* [INSTRUCTION]:
Set down the lines that begin at the top of the records and end with the line containing "(fue) at (901.5,541.5)", and drop every picture.

··· GIVEN RECORDS ···

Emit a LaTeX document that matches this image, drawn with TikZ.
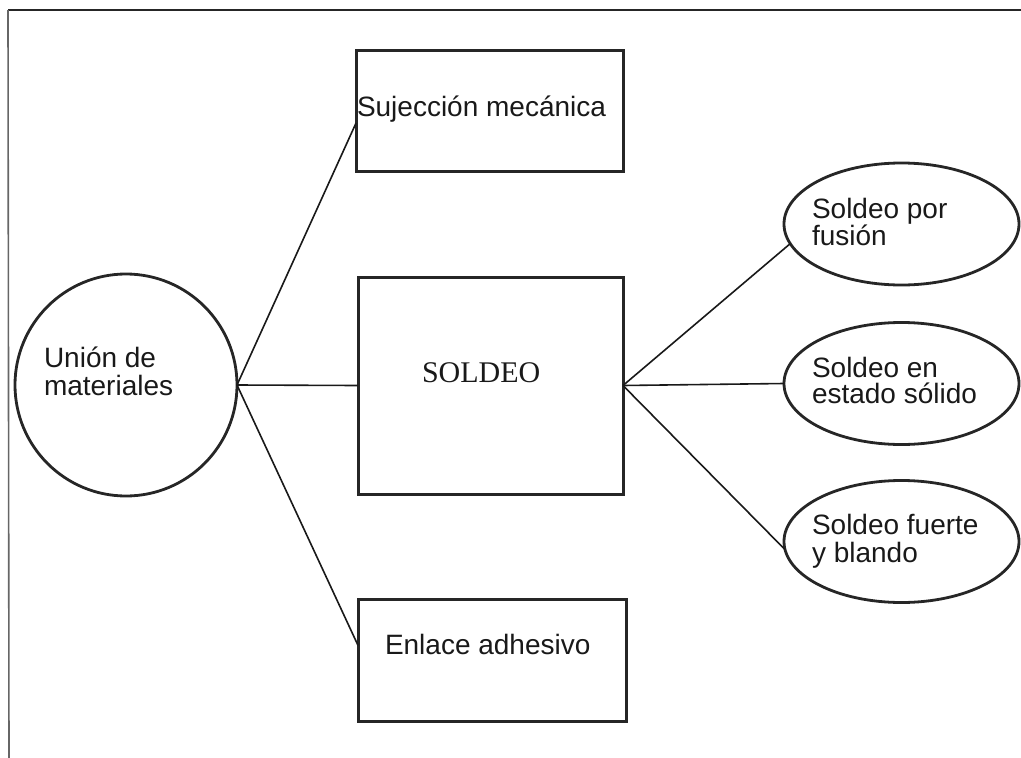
\documentclass[tikz,border=0pt]{standalone}
\usepackage{fontspec}
\usetikzlibrary{shapes.geometric,calc}
\newfontfamily\labelfont{Liberation Sans}
\newfontfamily\titlefont{Liberation Serif}
\begin{document}
\begin{tikzpicture}[x=1pt,y=-1pt,
  frameline/.style={line width=2.2pt, black!85},
  sideline/.style={line width=1.6pt, black!60},
  boxnode/.style={draw, rectangle, line width=3pt, black!85, inner sep=0pt, outer sep=0pt,
                  minimum width=267pt, minimum height=121pt},
  ringnode/.style={draw, circle, line width=2.8pt, black!85, inner sep=0pt, outer sep=0pt,
                   minimum size=222pt},
  ovalnode/.style={draw, ellipse, line width=2.8pt, black!85, inner sep=0pt, outer sep=0pt,
                   minimum width=235pt, minimum height=122pt},
  conn/.style={line width=1.6pt, black!90},
  lbl/.style={anchor=base west, inner sep=0pt, outer sep=0pt, text=black!90,
              font=\labelfont\fontsize{28}{28}\selectfont},
  ttl/.style={anchor=base west, inner sep=0pt, outer sep=0pt, text=black!90,
              font=\titlefont\fontsize{30}{30}\selectfont}]
\useasboundingbox (0,0) rectangle (1021,758);

% page frame: top rule and left rule
\coordinate (ftl) at (8,10);
\coordinate (ftr) at (1021,10);
\coordinate (fbl) at (9,758);
\draw[frameline] (ftl) -- (ftr);
\draw[sideline] (ftl) -- (fbl);

% central hub
\node[ringnode] (union) at (126,385) {};

% first-level boxes
\node[boxnode] (suj) at (489.5,111) {};
\node[boxnode, minimum width=265pt, minimum height=217pt] (sold) at (490.5,385.5) {};
\node[boxnode, minimum width=268pt, minimum height=122pt] (enl) at (492,660) {};

% welding sub-types
\node[ovalnode] (fus) at (901.5,224) {};
\node[ovalnode] (sol) at (901.5,383.5) {};
\node[ovalnode] (fue) at (901.5,541.5) {};

% connectors
\draw[conn] (union.east) -- ($(suj.south west)!0.4!(suj.north west)$);
\draw[conn] (union.east) -- (sold.west);
\draw[conn] (union.east) -- ($(enl.north west)!0.38!(enl.south west)$);
\draw[conn] (sold.east) -- (fus.190);
\draw[conn] (sold.east) -- (sol.west);
\draw[conn] (sold.east) -- (fue.184);

% texts
\node[lbl] (t1a) at (44,367) {Unión de};
\node[lbl] (t1b) at (44,395) {materiales};
\node[lbl] (t2) at (357,116) {Sujección mecánica};
\node[ttl] (t3) at (422,382) {SOLDEO};
\node[lbl] (t4) at (385,654) {Enlace adhesivo};
\node[lbl] (t5a) at (812,218) {Soldeo por};
\node[lbl] (t5b) at (812,245) {fusión};
\node[lbl] (t6a) at (812,377) {Soldeo en};
\node[lbl] (t6b) at (812,403) {estado sólido};
\node[lbl] (t7a) at (812,534) {Soldeo fuerte};
\node[lbl] (t7b) at (812,562) {y blando};
\end{tikzpicture}
\end{document}
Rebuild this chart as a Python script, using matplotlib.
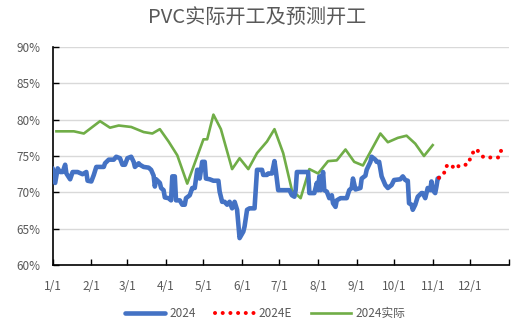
import matplotlib
matplotlib.use("Agg")
import matplotlib.pyplot as plt
import matplotlib.dates as mdates
import matplotlib.ticker as mticker
import pandas as pd

plt.rcParams['font.family'] = ['Noto Sans CJK SC', 'DejaVu Sans']

# 2024 daily operating rate (%)
daily_dates = [
    "01-01", "01-03", "01-05", "01-07", "01-09", "01-11", "01-12", "01-15", "01-17", "01-21",
    "01-25", "01-28", "01-29", "02-01", "02-03", "02-05", "02-11", "02-12", "02-15", "02-19",
    "02-21", "02-24", "02-26", "02-28", "03-01", "03-04", "03-06", "03-07", "03-10", "03-11",
    "03-14", "03-18", "03-20", "03-22", "03-23", "03-24", "03-27", "03-28", "03-30", "03-31",
    "04-03", "04-05", "04-06", "04-08", "04-09", "04-12", "04-14", "04-16", "04-17", "04-20",
    "04-22", "04-24", "04-26", "04-27", "04-28", "04-30", "05-02", "05-03", "05-06", "05-09",
    "05-13", "05-14", "05-16", "05-18", "05-20", "05-22", "05-24", "05-26", "05-28", "05-30",
    "06-02", "06-03", "06-05", "06-07", "06-11", "06-13", "06-17", "06-18", "06-21", "06-22",
    "06-25", "06-27", "06-28", "06-30", "07-09", "07-11", "07-13", "07-14", "07-15", "07-24",
    "07-25", "07-29", "07-31", "08-01", "08-02", "08-03", "08-05", "08-06", "08-08", "08-10",
    "08-12", "08-13", "08-15", "08-16", "08-19", "08-24", "08-26", "08-28", "08-29", "08-31",
    "09-04", "09-05", "09-08", "09-09", "09-12", "09-13", "09-16", "09-17", "09-19", "09-21",
    "09-24", "09-26", "09-29", "10-01", "10-06", "10-08", "10-10", "10-12", "10-13", "10-15",
    "10-16", "10-18", "10-20", "10-23", "10-24", "10-26", "10-27", "10-28", "10-30", "10-31",
    "11-01", "11-03", "11-04", "11-05", "11-06",
]
daily_rate = [
    73.3, 71.3, 73.3, 72.8, 72.8, 73.8, 72.6, 71.8, 72.8, 72.8,
    72.5, 72.8, 71.6, 71.5, 72.4, 73.5, 73.5, 74.0, 74.5, 74.5,
    74.9, 74.7, 73.8, 73.8, 74.7, 74.9, 74.2, 73.5, 74.0, 73.8,
    73.5, 73.4, 73.1, 72.3, 70.8, 71.8, 71.3, 70.6, 70.3, 69.3,
    69.2, 68.9, 72.2, 72.2, 68.9, 68.9, 68.3, 68.3, 69.2, 69.6,
    70.6, 70.6, 73.1, 73.1, 71.9, 74.2, 74.2, 71.9, 71.8, 71.6,
    71.6, 70.1, 68.7, 68.7, 68.3, 68.7, 67.8, 68.7, 67.6, 63.7,
    64.6, 65.3, 67.6, 67.8, 67.8, 73.1, 73.1, 72.4, 72.4, 72.6,
    72.6, 74.3, 73.1, 70.3, 70.3, 69.6, 69.4, 70.3, 72.8, 72.8,
    69.9, 69.9, 71.3, 70.3, 72.2, 70.3, 72.8, 70.3, 70.1, 69.2,
    69.6, 68.5, 68.0, 68.9, 69.2, 69.2, 70.3, 70.6, 71.9, 70.4,
    70.6, 71.9, 72.3, 73.1, 74.2, 74.9, 74.5, 74.2, 74.2, 72.2,
    71.0, 70.6, 71.0, 71.7, 71.8, 72.2, 71.7, 71.6, 68.5, 68.3,
    67.6, 68.3, 69.4, 69.9, 69.9, 69.2, 69.9, 70.6, 70.3, 71.5,
    70.3, 69.9, 70.8, 71.9, 72.0,
]

# 2024 forecast (%)
forecast_dates = ["11-06", "11-10", "11-11", "11-15", "11-19", "11-23", "11-29",
                  "12-03", "12-06", "12-09", "12-12", "12-24", "12-26", "12-31"]
forecast_rate = [72.0, 72.5, 73.5, 73.9, 73.2, 73.8, 73.8,
                 75.4, 76.0, 75.3, 74.8, 74.8, 75.8, 76.0]

# 2024 weekly actual (%)
weekly_dates = [
    "01-04", "01-18", "01-26", "02-08", "02-16", "02-23", "03-04", "03-14", "03-21", "03-27",
    "04-03", "04-10", "04-18", "05-01", "05-04", "05-09", "05-15", "05-24", "05-30", "06-06",
    "06-13", "06-21", "06-27", "07-04", "07-11", "07-18", "07-25", "08-01", "08-09", "08-16",
    "08-23", "08-30", "09-06", "09-20", "09-26", "10-04", "10-11", "10-18", "10-25", "11-01",
]
weekly_rate = [
    78.4, 78.4, 78.1, 79.8, 78.9, 79.2, 79.0, 78.3, 78.1, 78.7,
    77.0, 75.1, 71.2, 77.3, 77.3, 80.7, 78.7, 73.2, 74.7, 73.2,
    75.4, 77.0, 78.7, 75.4, 70.3, 69.2, 73.2, 72.6, 74.3, 74.4,
    75.9, 74.2, 73.7, 78.1, 76.9, 77.5, 77.8, 76.7, 75.0, 76.5,
]


def to_dates(md):
    return pd.to_datetime(["2024-" + s for s in md])


fig = plt.figure(figsize=(5.15, 3.29), dpi=100)
ax = fig.add_axes([0.1023, 0.1945, 0.8855, 0.6625])

ax.plot(to_dates(daily_dates), daily_rate, color="#4472C4", lw=3.3,
        solid_joinstyle="round", solid_capstyle="round", label="2024", zorder=3)
ax.plot(to_dates(forecast_dates), forecast_rate, color="#FF0000", lw=2.9,
        linestyle=(0, (0.01, 1.9)), dash_capstyle="round", label="2024E", zorder=4)
ax.plot(to_dates(weekly_dates), weekly_rate, color="#70AD47", lw=1.9,
        label="2024实际", zorder=2)

ax.set_ylim(60, 90)
ax.yaxis.set_major_locator(mticker.MultipleLocator(5))
ax.yaxis.set_major_formatter(mticker.FuncFormatter(lambda v, p: f"{v:.0f}%"))

ax.set_xlim(pd.Timestamp("2024-01-01"), pd.Timestamp("2025-01-01"))
month_ticks = list(pd.date_range("2024-01-01", "2025-01-01", freq="MS"))
ax.set_xticks(month_ticks)
ax.set_xticklabels([f"{d.month}/{d.day}" for d in month_ticks[:-1]] + [""])

ax.grid(axis="y", color="#D9D9D9", lw=1.0)
ax.set_axisbelow(True)
for side in ["top", "right"]:
    ax.spines[side].set_visible(False)
for side in ["left", "bottom"]:
    ax.spines[side].set_color("black")
    ax.spines[side].set_linewidth(1.2)

ax.tick_params(axis="both", direction="in", length=4, width=1.0, colors="black",
               labelcolor="#595959", labelsize=8.5)
ax.tick_params(axis="y", pad=9)
ax.tick_params(axis="x", pad=11)

fig.suptitle("PVC实际开工及预测开工", x=0.5, y=0.98, fontsize=14.5, color="#595959")

fig.legend(loc="lower center", bbox_to_anchor=(0.515, -0.005), ncol=3, frameon=False,
           fontsize=8.5, handlelength=3.4, handletextpad=0.35, columnspacing=1.6,
           labelcolor="#595959")

fig.savefig("out.png", dpi=100)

···

* [REPLY TO THE EXERCISE]:
Emit a LaTeX document that matches this image, drawn with TikZ.
\documentclass[tikz,border=0pt]{standalone}
\usepackage{fontspec}
\usetikzlibrary{shapes.geometric,calc}
\newfontfamily\labelfont{Liberation Sans}
\newfontfamily\titlefont{Liberation Serif}
\begin{document}
\begin{tikzpicture}[x=1pt,y=-1pt,
  frameline/.style={line width=2.2pt, black!85},
  sideline/.style={line width=1.6pt, black!60},
  boxnode/.style={draw, rectangle, line width=3pt, black!85, inner sep=0pt, outer sep=0pt,
                  minimum width=267pt, minimum height=121pt},
  ringnode/.style={draw, circle, line width=2.8pt, black!85, inner sep=0pt, outer sep=0pt,
                   minimum size=222pt},
  ovalnode/.style={draw, ellipse, line width=2.8pt, black!85, inner sep=0pt, outer sep=0pt,
                   minimum width=235pt, minimum height=122pt},
  conn/.style={line width=1.6pt, black!90},
  lbl/.style={anchor=base west, inner sep=0pt, outer sep=0pt, text=black!90,
              font=\labelfont\fontsize{28}{28}\selectfont},
  ttl/.style={anchor=base west, inner sep=0pt, outer sep=0pt, text=black!90,
              font=\titlefont\fontsize{30}{30}\selectfont}]
\useasboundingbox (0,0) rectangle (1021,758);

% page frame: top rule and left rule
\coordinate (ftl) at (8,10);
\coordinate (ftr) at (1021,10);
\coordinate (fbl) at (9,758);
\draw[frameline] (ftl) -- (ftr);
\draw[sideline] (ftl) -- (fbl);

% central hub
\node[ringnode] (union) at (126,385) {};

% first-level boxes
\node[boxnode] (suj) at (489.5,111) {};
\node[boxnode, minimum width=265pt, minimum height=217pt] (sold) at (490.5,385.5) {};
\node[boxnode, minimum width=268pt, minimum height=122pt] (enl) at (492,660) {};

% welding sub-types
\node[ovalnode] (fus) at (901.5,224) {};
\node[ovalnode] (sol) at (901.5,383.5) {};
\node[ovalnode] (fue) at (901.5,541.5) {};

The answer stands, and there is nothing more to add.